Write each line of the material exactly as given, from the top through the line that contains "const yTicks = [0.05, 0.1, 0.15];", and omit all pictures.

**DATASET EXTRACT:**
▼
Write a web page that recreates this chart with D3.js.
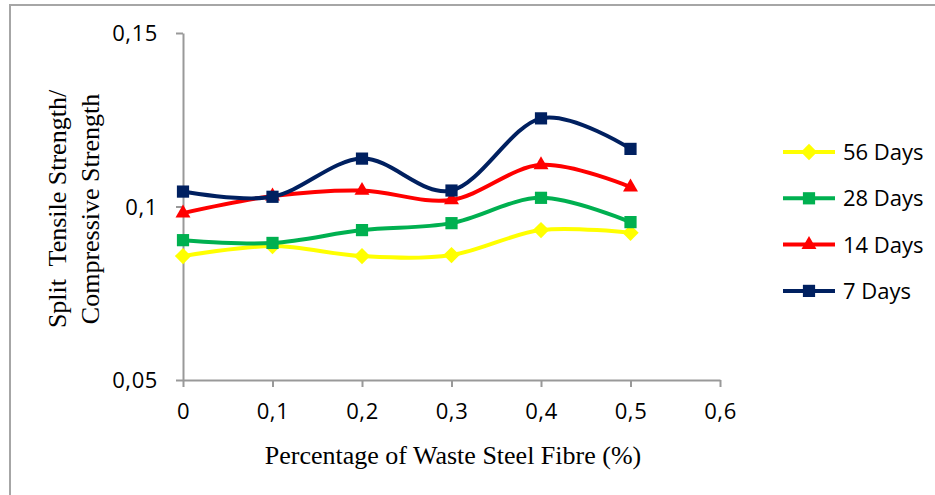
<!DOCTYPE html>
<html>
<head>
<meta charset="utf-8">
<script src="https://cdn.jsdelivr.net/npm/d3@7"></script>
<style>
  body { margin: 0; background: #fff; }
  svg { display: block; }
</style>
</head>
<body>
<svg id="chart" width="935" height="495"></svg>
<script>
// DATA
const fibre = [0, 0.1, 0.2, 0.3, 0.4, 0.5];
const days56 = [0.0857, 0.0886, 0.0857, 0.0860, 0.0932, 0.0924];
const days28 = [0.0903, 0.0895, 0.0932, 0.0952, 0.1025, 0.0955];
const days14 = [0.0981, 0.1030, 0.1046, 0.1019, 0.1120, 0.1056];
const days7 = [0.1043, 0.1028, 0.1138, 0.1046, 0.1254, 0.1166];
const xTicks = [0, 0.1, 0.2, 0.3, 0.4, 0.5, 0.6];
const yTicks = [0.05, 0.1, 0.15];

const series = [
  { name: "56 Days", values: days56, color: "#ffff00", marker: "diamond" },
  { name: "28 Days", values: days28, color: "#00b050", marker: "square" },
  { name: "14 Days", values: days14, color: "#ff0000", marker: "triangle" },
  { name: "7 Days", values: days7, color: "#002060", marker: "square" },
];

// CANVAS SETUP
const svg = d3.select("#chart");
const margin = { top: 33, left: 183 },
  plotW = 720 - 183,
  plotH = 380 - 33;

const fmt = (v) => String(v).replace(".", ",");
const sans = "'Open Sans', sans-serif";
const serif = "'Liberation Serif', 'Times New Roman', serif";

// chart frame (only top + left edges visible)
svg.append("path")
  .attr("d", "M10,500 V5 H940")
  .attr("fill", "none")
  .attr("stroke", "#a6a6a6")
  .attr("stroke-width", 2);

const g = svg.append("g").attr("transform", `translate(${margin.left},${margin.top})`);

const x = d3.scaleLinear().domain([0, 0.6]).range([0, plotW]);
const y = d3.scaleLinear().domain([0.05, 0.15]).range([plotH, 0]);

// AXES
const xAxis = g.append("g")
  .attr("transform", `translate(0,${plotH})`)
  .call(d3.axisBottom(x).tickValues(xTicks).tickFormat(fmt).tickSizeInner(7).tickSizeOuter(0).tickPadding(16));
const yAxis = g.append("g")
  .call(d3.axisLeft(y).tickValues(yTicks).tickFormat(fmt).tickSizeInner(7).tickSizeOuter(0).tickPadding(18));

[xAxis, yAxis].forEach((a) => {
  a.select(".domain").attr("stroke", "#999").attr("stroke-width", 2);
  a.selectAll(".tick line").attr("stroke", "#999").attr("stroke-width", 2);
  a.selectAll(".tick text")
    .attr("fill", "#000")
    .style("font-family", sans)
    .style("font-size", "22px")
    .style("letter-spacing", "0.6px");
});
yAxis.selectAll(".tick text").attr("dy", "0.35em");

// axis titles
svg.append("text")
  .attr("x", 453)
  .attr("y", 464)
  .attr("text-anchor", "middle")
  .style("font-family", serif)
  .style("font-size", "26px")
  .text("Percentage of Waste Steel Fibre (%)");

const yTitle = svg.append("text")
  .attr("transform", "translate(0,209) rotate(-90)")
  .attr("text-anchor", "middle")
  .style("font-family", serif)
  .style("font-size", "26px")
  .style("white-space", "pre");
yTitle.append("tspan").attr("x", 0).attr("y", 66).text("Split  Tensile Strength/");
yTitle.append("tspan").attr("x", 0).attr("y", 99).text("Compressive Strength");

// MARKERS
function markerPath(type) {
  if (type === "diamond") return d3.symbol(d3.symbolDiamond2, 170)();
  if (type === "triangle") return d3.symbol(d3.symbolTriangle2, 160)();
  return d3.symbol(d3.symbolSquare2, 190)();
}

const line = d3.line()
  .x((d, i) => x(fibre[i]))
  .y((d) => y(d))
  .curve(d3.curveCardinal.tension(0));

const sg = g.selectAll(".series")
  .data(series)
  .join("g")
  .attr("class", "series");

sg.append("path")
  .attr("d", (d) => line(d.values))
  .attr("fill", "none")
  .attr("stroke", (d) => d.color)
  .attr("stroke-width", 4);

sg.each(function (s) {
  d3.select(this).selectAll("path.mark")
    .data(s.values)
    .join("path")
    .attr("class", "mark")
    .attr("d", markerPath(s.marker))
    .attr("transform", (d, i) => `translate(${x(fibre[i])},${y(d)})`)
    .attr("fill", s.color);
});

// LEGEND
const legend = svg.append("g").attr("transform", "translate(783,152)");
const item = legend.selectAll("g")
  .data(series)
  .join("g")
  .attr("transform", (d, i) => `translate(0,${i * 46.3})`);

item.append("line")
  .attr("x1", 0).attr("x2", 52)
  .attr("stroke", (d) => d.color)
  .attr("stroke-width", 4);
item.append("path")
  .attr("d", (d) => markerPath(d.marker))
  .attr("transform", "translate(26,0)")
  .attr("fill", (d) => d.color);
item.append("text")
  .attr("x", 60)
  .attr("dy", "0.36em")
  .style("font-family", sans)
  .style("font-size", "22px")
  .text((d) => d.name);
</script>
</body>
</html>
▲
**REPLY:**
Write a web page that recreates this chart with D3.js.
<!DOCTYPE html>
<html>
<head>
<meta charset="utf-8">
<script src="https://cdn.jsdelivr.net/npm/d3@7"></script>
<style>
  body { margin: 0; background: #fff; }
  svg { display: block; }
</style>
</head>
<body>
<svg id="chart" width="935" height="495"></svg>
<script>
// DATA
const fibre = [0, 0.1, 0.2, 0.3, 0.4, 0.5];
const days56 = [0.0857, 0.0886, 0.0857, 0.0860, 0.0932, 0.0924];
const days28 = [0.0903, 0.0895, 0.0932, 0.0952, 0.1025, 0.0955];
const days14 = [0.0981, 0.1030, 0.1046, 0.1019, 0.1120, 0.1056];
const days7 = [0.1043, 0.1028, 0.1138, 0.1046, 0.1254, 0.1166];
const xTicks = [0, 0.1, 0.2, 0.3, 0.4, 0.5, 0.6];
const yTicks = [0.05, 0.1, 0.15];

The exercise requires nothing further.